The checks can’t be deposited until another bank account is secured.

The whole rigamarole has to be repeated, at yet another unwitting bank. (Most dispensaries have corporate or LLC names that are different from the name they do business under. These LLC names are often intentionally vague.) Then the funds will be available, for now — until the new bank catches on.

Today, a few non-traditional banks and credit unions have opened to serve marijuana businesses. But that doesn’t necessarily mean thatyoucan bank there.

Some dispensary owners say they’ve spent years on waiting lists for these banks.

If you land one of these special bank accounts, some aspects of your business will become easier.

“I can wear my badge in there,” Weiland says, “and I don’t have to lie about everything.”

But the privilege of transparency comes at a cost.

An anonymous source familiar with Partners Credit Union broke it down.

For normal business deposit accounts, they said, businesses will pay .35 percent on total deposits. Marijuana businesses, however, must spend one to two percent of their gross on banking fees. (Verus, another bank that accepts marijuana businesses, also charges high monthly fees.)

Most dispensaries must also pay for someone to come pick up their cash at least once per week. (This person is usually part of a security company with armored vehicles.)

Of course, dispensaries also can’t get traditional business loans. This makes it difficult to access capital — and should be a main consideration in your business plan.
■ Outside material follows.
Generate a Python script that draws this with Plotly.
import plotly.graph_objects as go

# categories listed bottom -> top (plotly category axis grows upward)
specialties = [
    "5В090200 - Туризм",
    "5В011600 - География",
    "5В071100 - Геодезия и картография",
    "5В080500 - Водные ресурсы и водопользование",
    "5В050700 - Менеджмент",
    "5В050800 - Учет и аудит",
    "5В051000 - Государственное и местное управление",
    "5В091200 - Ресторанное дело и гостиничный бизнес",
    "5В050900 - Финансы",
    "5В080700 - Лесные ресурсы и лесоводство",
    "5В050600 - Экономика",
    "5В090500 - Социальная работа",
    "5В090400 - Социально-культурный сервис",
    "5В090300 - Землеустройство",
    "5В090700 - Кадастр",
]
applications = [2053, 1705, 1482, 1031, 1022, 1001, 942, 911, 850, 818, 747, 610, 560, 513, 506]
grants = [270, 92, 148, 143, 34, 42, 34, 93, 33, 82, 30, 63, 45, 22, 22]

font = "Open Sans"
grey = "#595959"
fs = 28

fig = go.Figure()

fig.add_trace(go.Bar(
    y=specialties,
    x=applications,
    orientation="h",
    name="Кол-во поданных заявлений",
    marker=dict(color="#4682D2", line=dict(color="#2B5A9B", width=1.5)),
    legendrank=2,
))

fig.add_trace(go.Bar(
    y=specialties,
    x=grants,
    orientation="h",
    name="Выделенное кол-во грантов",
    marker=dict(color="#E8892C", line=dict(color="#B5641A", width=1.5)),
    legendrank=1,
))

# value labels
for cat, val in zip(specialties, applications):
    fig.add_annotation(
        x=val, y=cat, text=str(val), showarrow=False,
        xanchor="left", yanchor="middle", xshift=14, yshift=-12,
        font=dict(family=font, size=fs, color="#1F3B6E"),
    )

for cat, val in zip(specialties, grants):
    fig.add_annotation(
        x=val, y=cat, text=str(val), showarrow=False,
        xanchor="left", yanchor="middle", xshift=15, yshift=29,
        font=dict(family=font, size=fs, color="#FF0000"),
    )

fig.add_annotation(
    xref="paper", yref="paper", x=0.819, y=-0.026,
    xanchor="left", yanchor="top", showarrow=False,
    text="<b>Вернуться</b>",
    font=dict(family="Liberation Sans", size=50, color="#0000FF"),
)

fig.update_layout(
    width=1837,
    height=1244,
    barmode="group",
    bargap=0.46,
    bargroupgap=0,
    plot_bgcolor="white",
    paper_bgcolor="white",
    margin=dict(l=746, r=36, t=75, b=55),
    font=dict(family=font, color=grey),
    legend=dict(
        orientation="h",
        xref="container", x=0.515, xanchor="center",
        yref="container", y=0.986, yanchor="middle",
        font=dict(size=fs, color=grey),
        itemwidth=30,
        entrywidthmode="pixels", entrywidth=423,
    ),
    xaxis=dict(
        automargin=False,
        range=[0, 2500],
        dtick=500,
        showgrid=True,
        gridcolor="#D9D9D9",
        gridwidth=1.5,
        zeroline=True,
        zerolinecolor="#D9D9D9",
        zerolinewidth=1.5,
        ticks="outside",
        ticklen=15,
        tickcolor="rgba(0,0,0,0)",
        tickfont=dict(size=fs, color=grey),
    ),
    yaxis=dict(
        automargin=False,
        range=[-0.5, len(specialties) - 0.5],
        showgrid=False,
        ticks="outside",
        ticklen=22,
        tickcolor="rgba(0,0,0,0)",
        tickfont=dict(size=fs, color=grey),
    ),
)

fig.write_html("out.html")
Although federally-insured banks won’t lend to dispensaries, the federal government still definitely wants their tax dollars.

In fact, you’ll have to pay tax rates at a much higher rate than most businesses, thanks to an obscure section of the U.S. Tax Code called Section 280(E). Again, you will need an accountant well-versed in cannabis tax laws.
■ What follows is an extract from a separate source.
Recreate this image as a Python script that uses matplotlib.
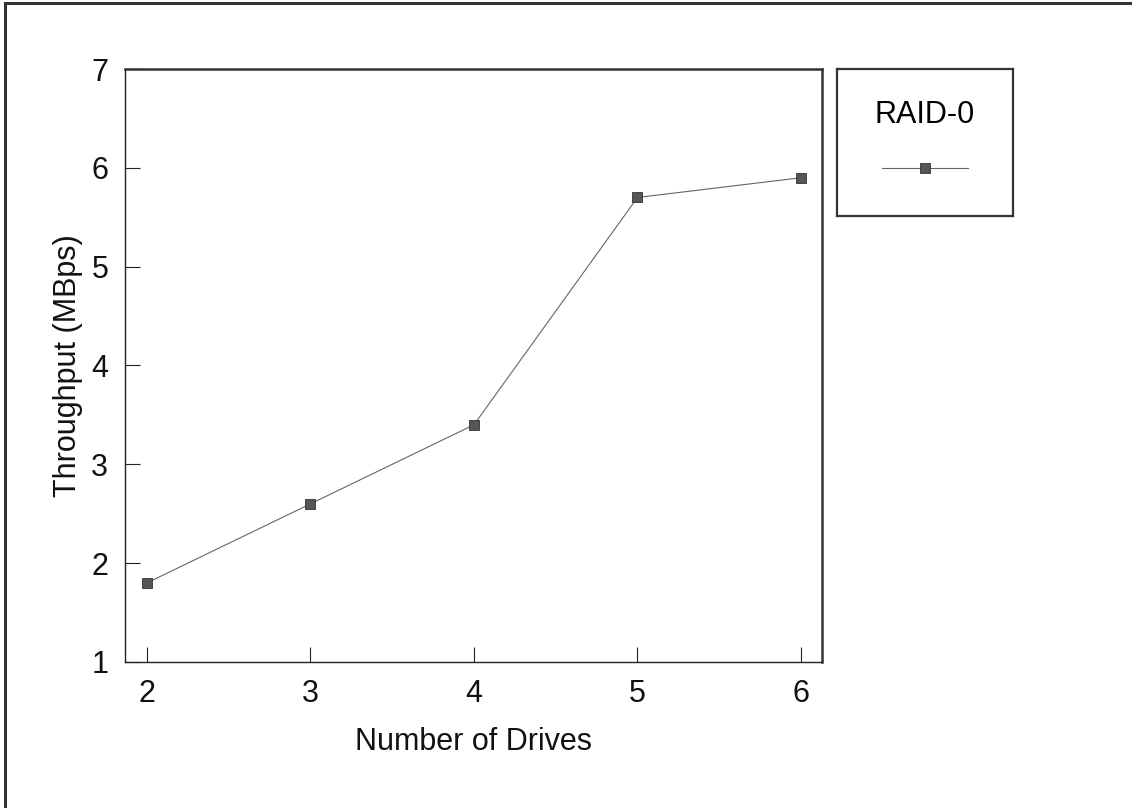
import matplotlib
matplotlib.use('Agg')
import matplotlib.pyplot as plt
from matplotlib.lines import Line2D

# Data
drives = [2, 3, 4, 5, 6]
throughput = [1.8, 2.6, 3.4, 5.7, 5.9]
series_name = 'RAID-0'
y_ticks = [1, 2, 3, 4, 5, 6, 7]

plt.rcParams['font.family'] = ['Liberation Sans', 'DejaVu Sans']

fig = plt.figure(figsize=(11.32, 8.08), dpi=100)

# outer frame (left and top edge only, as in the scan)
fig.add_artist(Line2D([0.004, 0.004], [0, 0.996], transform=fig.transFigure, color='#333333', lw=2.2))
fig.add_artist(Line2D([0.004, 1.0], [0.996, 0.996], transform=fig.transFigure, color='#333333', lw=2.2))

# main axes
ax = fig.add_axes([0.1104, 0.1807, 0.6157, 0.7339])
line, = ax.plot(drives, throughput, color='#666666', lw=0.8,
                marker='s', markersize=6.5, markerfacecolor='#555555', markeredgecolor='#333333',
                markeredgewidth=0.6)

ax.set_xlim(1.866, 6.128)
ax.set_ylim(1, 7)
ax.set_xticks(drives)
ax.set_yticks(y_ticks)
ax.tick_params(axis='both', direction='in', length=11, width=0.8, color='#222222',
               labelsize=22, labelcolor='#111111')
ax.tick_params(axis='x', pad=12)
ax.tick_params(axis='y', pad=12)
ax.tick_params(top=False, right=False)

for side in ['left', 'bottom']:
    ax.spines[side].set_linewidth(1.0)
    ax.spines[side].set_color('#222222')
for side in ['top', 'right']:
    ax.spines[side].set_linewidth(1.8)
    ax.spines[side].set_color('#333333')

ax.set_xlabel('Number of Drives', fontsize=22, color='#111111', labelpad=13)
ax.set_ylabel('Throughput (MBps)', fontsize=22, color='#111111', labelpad=6)

# legend box
leg_ax = fig.add_axes([837 / 1132, 1 - 216 / 808, 176 / 1132, 147 / 808])
leg_ax.set_xticks([])
leg_ax.set_yticks([])
for side in leg_ax.spines.values():
    side.set_linewidth(1.6)
    side.set_color('#333333')
leg = leg_ax.legend(handles=[line], labels=[''], title=series_name, loc='center',
                    frameon=False, handlelength=2.8, handletextpad=0, title_fontsize=22,
                    fontsize=22, labelspacing=0.85, borderpad=0)
leg._legend_box.align = 'center'

fig.savefig('out.png', dpi=100)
Step 6: Throw out your business plan and start over.

“You have to be able to be able to modify your plan,” Weiland says, “and throw out just about everything you thought would work.”

Everything in your business plan will probably change. And it will never stop changing.

The state of Colorado, for example, instated a new requirement last January for heavy metals testing in all cannabis products. Due to a lack of standardized lab testing (and a lab logjam generated by the new deadline), the industry was instantly thrown into chaos.

Even the most well-researched business plans hadn’t accounted for this.

“Write the most compliant business plan you can imagine,” Anderson says, “and then plan to refine it a hundred times before you can use it.”

And make sure you’re ready to use the word “compliance” about eighty thousand times.

Because in the marijuana industry, compliance is (almost) everything. if you violate one of the numerous state or local regulations, you’ll face steep fines — or get shut down.

You don’t want to invest in this business, only to have your dispensary shuttered. (Even you’re banking on a rapid exit plan, keep in mind that a history of regulatory infractions will make your business difficult to sell. Many municipalities have a “three strikes, you’re out” policy.)

If this article hasn’t scared you off, you might be ready to start a dispensary. Good luck!